The Chicago Police Department appears to be backing down after a confrontation with its police union over new use of force policies.

A newly released draft of the relevant policy differs from a previous draft released in October in that it removes a requirement for "all other reasonable alternatives [to] have been exhausted" before officers would be permitted to initiate force, according to the Associated Press, which also reports that the Chicago Fraternal Order of Police (FOP) was concerned that the proposed policy was "too restrictive and would endanger officers who need to protect themselves in various situations."

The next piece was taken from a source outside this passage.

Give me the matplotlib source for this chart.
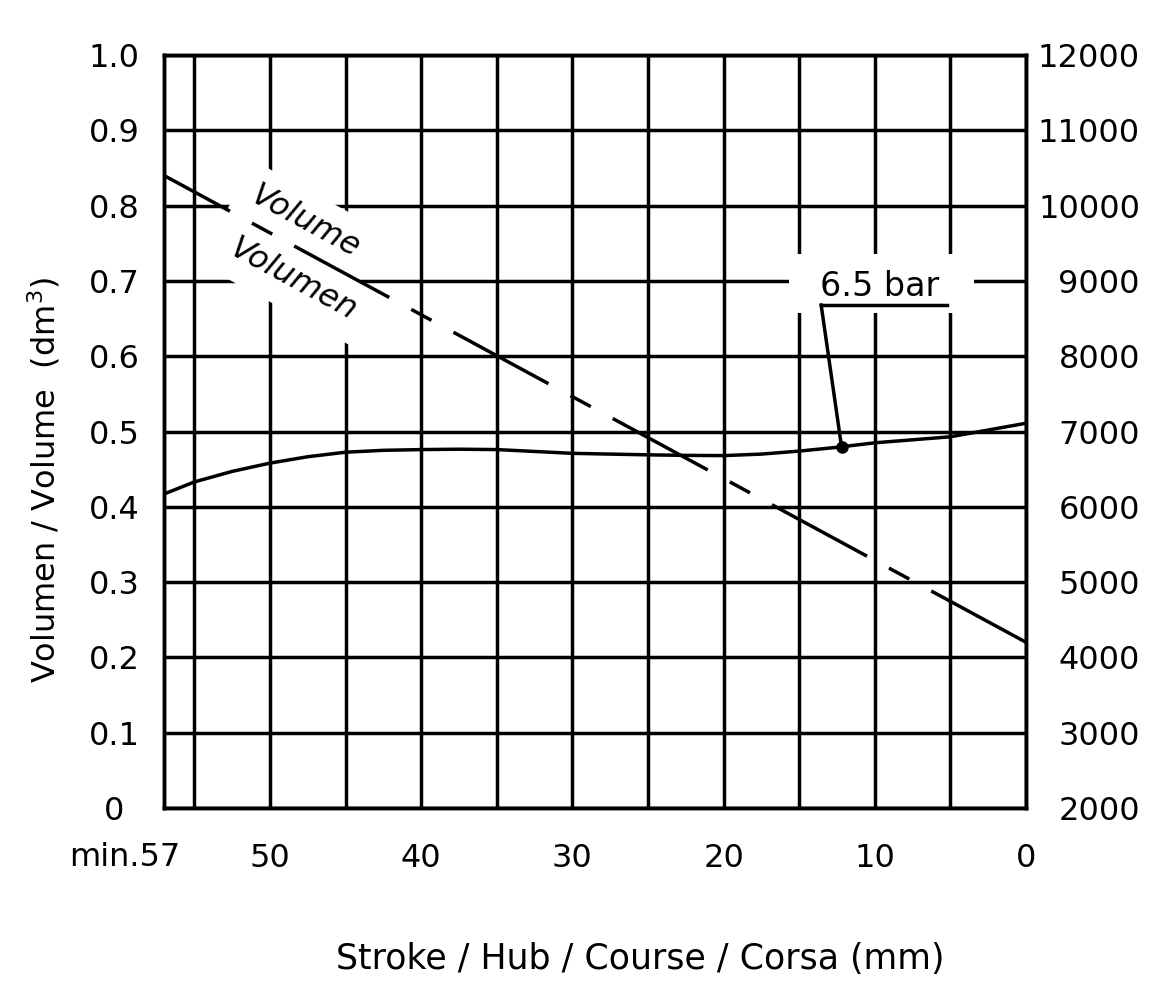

The new draft stipulates, "The requirement that officers apply de-escalation principles does not mean officers must endanger themselves."

Chicagoist reports:

Dean Angelo, president of the police union, told Chicagoist that he supports the use-of-force changes and said they reflect the wishes and concerns of rank-and-file police officers who thought the previous language was potentially dangerous in its vagueness. "It's nice to see it trimmed down and [lose] some of the language we believe was not forwarded by police—[language that was] more about community or politics. And officers will have a little bit more idea about what they should or should not be doing."

"I need to make sure our officers go home," Angelo told Chicagoist. "I don't care what the activist says, or what the ACLU says. We know when to display and when to holster, and we're the best at determining those." Angelo said that he believes that previous language reflected external political pressure but declined to say what persons or groups may have been responsible in this specific instance.

Chiacgo's police union is notoriously intransigent when it comes to almost any meaningful reform measures or efforts to increase transparency. The FOP has filed lawsuits to keep police misconduct records from being made public, arguing that its officers would suffer "irreparable injury" and "public humiliation and loss of prestige in their employment" if such information were ever to be made available to the citizens they police. The Chicago FOP has also sued to keep information about the systemic torture and abuse conducted for two decades by officers under the command of now-imprisoned former Chicago PD commander Jon Burge from ever seeing the light of day.

On that front, the union ultimately failed, and the Chicago Police Torture Archive will be fully available online later this year.